-- START OF Data block --

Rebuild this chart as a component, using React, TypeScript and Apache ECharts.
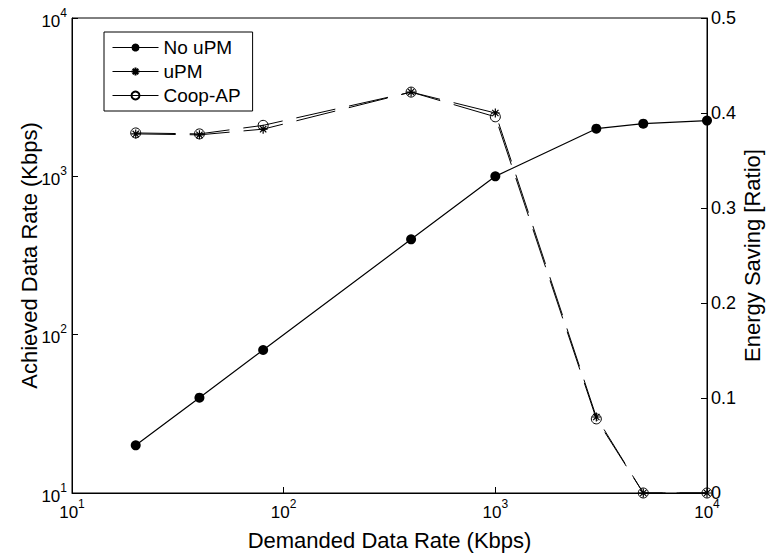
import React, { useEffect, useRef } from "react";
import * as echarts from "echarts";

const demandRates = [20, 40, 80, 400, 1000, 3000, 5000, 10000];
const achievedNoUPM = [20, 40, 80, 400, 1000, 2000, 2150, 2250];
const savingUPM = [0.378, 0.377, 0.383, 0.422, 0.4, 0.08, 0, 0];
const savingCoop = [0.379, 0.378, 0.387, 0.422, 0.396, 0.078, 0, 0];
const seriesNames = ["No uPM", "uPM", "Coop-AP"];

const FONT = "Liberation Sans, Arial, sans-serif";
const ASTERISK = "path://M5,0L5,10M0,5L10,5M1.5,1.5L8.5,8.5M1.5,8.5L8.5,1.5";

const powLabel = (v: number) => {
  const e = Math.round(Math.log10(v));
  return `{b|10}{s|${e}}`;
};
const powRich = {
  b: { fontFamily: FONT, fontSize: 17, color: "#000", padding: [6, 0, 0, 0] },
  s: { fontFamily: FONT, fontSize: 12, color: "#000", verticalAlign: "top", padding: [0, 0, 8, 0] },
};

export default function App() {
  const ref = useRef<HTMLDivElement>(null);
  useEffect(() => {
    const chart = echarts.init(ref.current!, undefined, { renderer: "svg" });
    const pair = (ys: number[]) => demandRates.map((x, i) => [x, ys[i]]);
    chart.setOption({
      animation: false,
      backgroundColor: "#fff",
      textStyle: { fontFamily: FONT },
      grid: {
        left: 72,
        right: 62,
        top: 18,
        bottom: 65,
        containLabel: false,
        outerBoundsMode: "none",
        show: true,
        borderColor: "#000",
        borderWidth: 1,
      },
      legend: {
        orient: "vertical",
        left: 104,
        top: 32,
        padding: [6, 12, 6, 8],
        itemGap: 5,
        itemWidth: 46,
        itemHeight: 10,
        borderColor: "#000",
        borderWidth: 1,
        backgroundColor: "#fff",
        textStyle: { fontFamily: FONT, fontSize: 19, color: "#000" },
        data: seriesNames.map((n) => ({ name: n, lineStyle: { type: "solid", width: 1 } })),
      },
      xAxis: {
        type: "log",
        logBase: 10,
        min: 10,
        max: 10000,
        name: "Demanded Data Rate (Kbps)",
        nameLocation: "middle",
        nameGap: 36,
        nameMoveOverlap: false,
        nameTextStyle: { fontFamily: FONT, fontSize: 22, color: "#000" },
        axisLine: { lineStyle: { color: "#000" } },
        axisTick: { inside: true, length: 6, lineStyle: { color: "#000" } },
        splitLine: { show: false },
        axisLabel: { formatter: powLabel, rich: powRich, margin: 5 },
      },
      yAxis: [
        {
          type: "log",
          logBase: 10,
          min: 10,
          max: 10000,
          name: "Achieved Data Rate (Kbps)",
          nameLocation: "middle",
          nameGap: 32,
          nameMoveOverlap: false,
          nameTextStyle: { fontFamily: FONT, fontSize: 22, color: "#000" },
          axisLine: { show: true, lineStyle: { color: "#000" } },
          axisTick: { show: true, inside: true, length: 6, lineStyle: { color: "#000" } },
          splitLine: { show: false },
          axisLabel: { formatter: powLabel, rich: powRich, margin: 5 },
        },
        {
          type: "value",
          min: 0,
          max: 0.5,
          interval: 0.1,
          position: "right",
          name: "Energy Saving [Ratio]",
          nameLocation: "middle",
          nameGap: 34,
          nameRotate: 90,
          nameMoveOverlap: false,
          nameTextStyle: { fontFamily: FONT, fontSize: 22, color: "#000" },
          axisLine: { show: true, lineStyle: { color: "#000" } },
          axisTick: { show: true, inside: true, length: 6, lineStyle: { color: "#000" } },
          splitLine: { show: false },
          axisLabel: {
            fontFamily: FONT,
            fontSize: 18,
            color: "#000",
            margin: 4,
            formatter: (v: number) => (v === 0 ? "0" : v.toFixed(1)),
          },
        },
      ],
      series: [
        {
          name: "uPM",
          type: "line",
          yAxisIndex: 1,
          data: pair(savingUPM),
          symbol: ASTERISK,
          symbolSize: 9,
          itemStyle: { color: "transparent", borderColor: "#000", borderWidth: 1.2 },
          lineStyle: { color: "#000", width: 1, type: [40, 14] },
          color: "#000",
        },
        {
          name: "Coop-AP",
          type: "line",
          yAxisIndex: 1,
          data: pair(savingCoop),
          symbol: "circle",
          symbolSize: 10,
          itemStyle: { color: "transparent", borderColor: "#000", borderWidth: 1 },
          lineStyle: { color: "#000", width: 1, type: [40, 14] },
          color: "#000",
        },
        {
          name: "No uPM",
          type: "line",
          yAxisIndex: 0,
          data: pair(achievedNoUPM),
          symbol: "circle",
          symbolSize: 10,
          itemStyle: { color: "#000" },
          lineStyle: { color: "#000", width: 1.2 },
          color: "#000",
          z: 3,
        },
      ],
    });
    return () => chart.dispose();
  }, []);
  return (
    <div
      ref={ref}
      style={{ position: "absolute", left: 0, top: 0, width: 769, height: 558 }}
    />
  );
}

-- END OF Data block --

Task details: Go through the listing above and quote it exactly, apart from its images.

Written response:
Rebuild this chart as a component, using React, TypeScript and Apache ECharts.
import React, { useEffect, useRef } from "react";
import * as echarts from "echarts";

const demandRates = [20, 40, 80, 400, 1000, 3000, 5000, 10000];
const achievedNoUPM = [20, 40, 80, 400, 1000, 2000, 2150, 2250];
const savingUPM = [0.378, 0.377, 0.383, 0.422, 0.4, 0.08, 0, 0];
const savingCoop = [0.379, 0.378, 0.387, 0.422, 0.396, 0.078, 0, 0];
const seriesNames = ["No uPM", "uPM", "Coop-AP"];

const FONT = "Liberation Sans, Arial, sans-serif";
const ASTERISK = "path://M5,0L5,10M0,5L10,5M1.5,1.5L8.5,8.5M1.5,8.5L8.5,1.5";

const powLabel = (v: number) => {
  const e = Math.round(Math.log10(v));
  return `{b|10}{s|${e}}`;
};
const powRich = {
  b: { fontFamily: FONT, fontSize: 17, color: "#000", padding: [6, 0, 0, 0] },
  s: { fontFamily: FONT, fontSize: 12, color: "#000", verticalAlign: "top", padding: [0, 0, 8, 0] },
};

export default function App() {
  const ref = useRef<HTMLDivElement>(null);
  useEffect(() => {
    const chart = echarts.init(ref.current!, undefined, { renderer: "svg" });
    const pair = (ys: number[]) => demandRates.map((x, i) => [x, ys[i]]);
    chart.setOption({
      animation: false,
      backgroundColor: "#fff",
      textStyle: { fontFamily: FONT },
      grid: {
        left: 72,
        right: 62,
        top: 18,
        bottom: 65,
        containLabel: false,
        outerBoundsMode: "none",
        show: true,
        borderColor: "#000",
        borderWidth: 1,
      },
      legend: {
        orient: "vertical",
        left: 104,
        top: 32,
        padding: [6, 12, 6, 8],
        itemGap: 5,
        itemWidth: 46,
        itemHeight: 10,
        borderColor: "#000",
        borderWidth: 1,
        backgroundColor: "#fff",
        textStyle: { fontFamily: FONT, fontSize: 19, color: "#000" },
        data: seriesNames.map((n) => ({ name: n, lineStyle: { type: "solid", width: 1 } })),
      },
      xAxis: {
        type: "log",
        logBase: 10,
        min: 10,
        max: 10000,
        name: "Demanded Data Rate (Kbps)",
        nameLocation: "middle",
        nameGap: 36,
        nameMoveOverlap: false,
        nameTextStyle: { fontFamily: FONT, fontSize: 22, color: "#000" },
        axisLine: { lineStyle: { color: "#000" } },
        axisTick: { inside: true, length: 6, lineStyle: { color: "#000" } },
        splitLine: { show: false },
        axisLabel: { formatter: powLabel, rich: powRich, margin: 5 },
      },
      yAxis: [
        {
          type: "log",
          logBase: 10,
          min: 10,
          max: 10000,
          name: "Achieved Data Rate (Kbps)",
          nameLocation: "middle",
          nameGap: 32,
          nameMoveOverlap: false,
          nameTextStyle: { fontFamily: FONT, fontSize: 22, color: "#000" },
          axisLine: { show: true, lineStyle: { color: "#000" } },
          axisTick: { show: true, inside: true, length: 6, lineStyle: { color: "#000" } },
          splitLine: { show: false },
          axisLabel: { formatter: powLabel, rich: powRich, margin: 5 },
        },
        {
          type: "value",
          min: 0,
          max: 0.5,
          interval: 0.1,
          position: "right",
          name: "Energy Saving [Ratio]",
          nameLocation: "middle",
          nameGap: 34,
          nameRotate: 90,
          nameMoveOverlap: false,
          nameTextStyle: { fontFamily: FONT, fontSize: 22, color: "#000" },
          axisLine: { show: true, lineStyle: { color: "#000" } },
          axisTick: { show: true, inside: true, length: 6, lineStyle: { color: "#000" } },
          splitLine: { show: false },
          axisLabel: {
            fontFamily: FONT,
            fontSize: 18,
            color: "#000",
            margin: 4,
            formatter: (v: number) => (v === 0 ? "0" : v.toFixed(1)),
          },
        },
      ],
      series: [
        {
          name: "uPM",
          type: "line",
          yAxisIndex: 1,
          data: pair(savingUPM),
          symbol: ASTERISK,
          symbolSize: 9,
          itemStyle: { color: "transparent", borderColor: "#000", borderWidth: 1.2 },
          lineStyle: { color: "#000", width: 1, type: [40, 14] },
          color: "#000",
        },
        {
          name: "Coop-AP",
          type: "line",
          yAxisIndex: 1,
          data: pair(savingCoop),
          symbol: "circle",
          symbolSize: 10,
          itemStyle: { color: "transparent", borderColor: "#000", borderWidth: 1 },
          lineStyle: { color: "#000", width: 1, type: [40, 14] },
          color: "#000",
        },
        {
          name: "No uPM",
          type: "line",
          yAxisIndex: 0,
          data: pair(achievedNoUPM),
          symbol: "circle",
          symbolSize: 10,
          itemStyle: { color: "#000" },
          lineStyle: { color: "#000", width: 1.2 },
          color: "#000",
          z: 3,
        },
      ],
    });
    return () => chart.dispose();
  }, []);
  return (
    <div
      ref={ref}
      style={{ position: "absolute", left: 0, top: 0, width: 769, height: 558 }}
    />
  );
}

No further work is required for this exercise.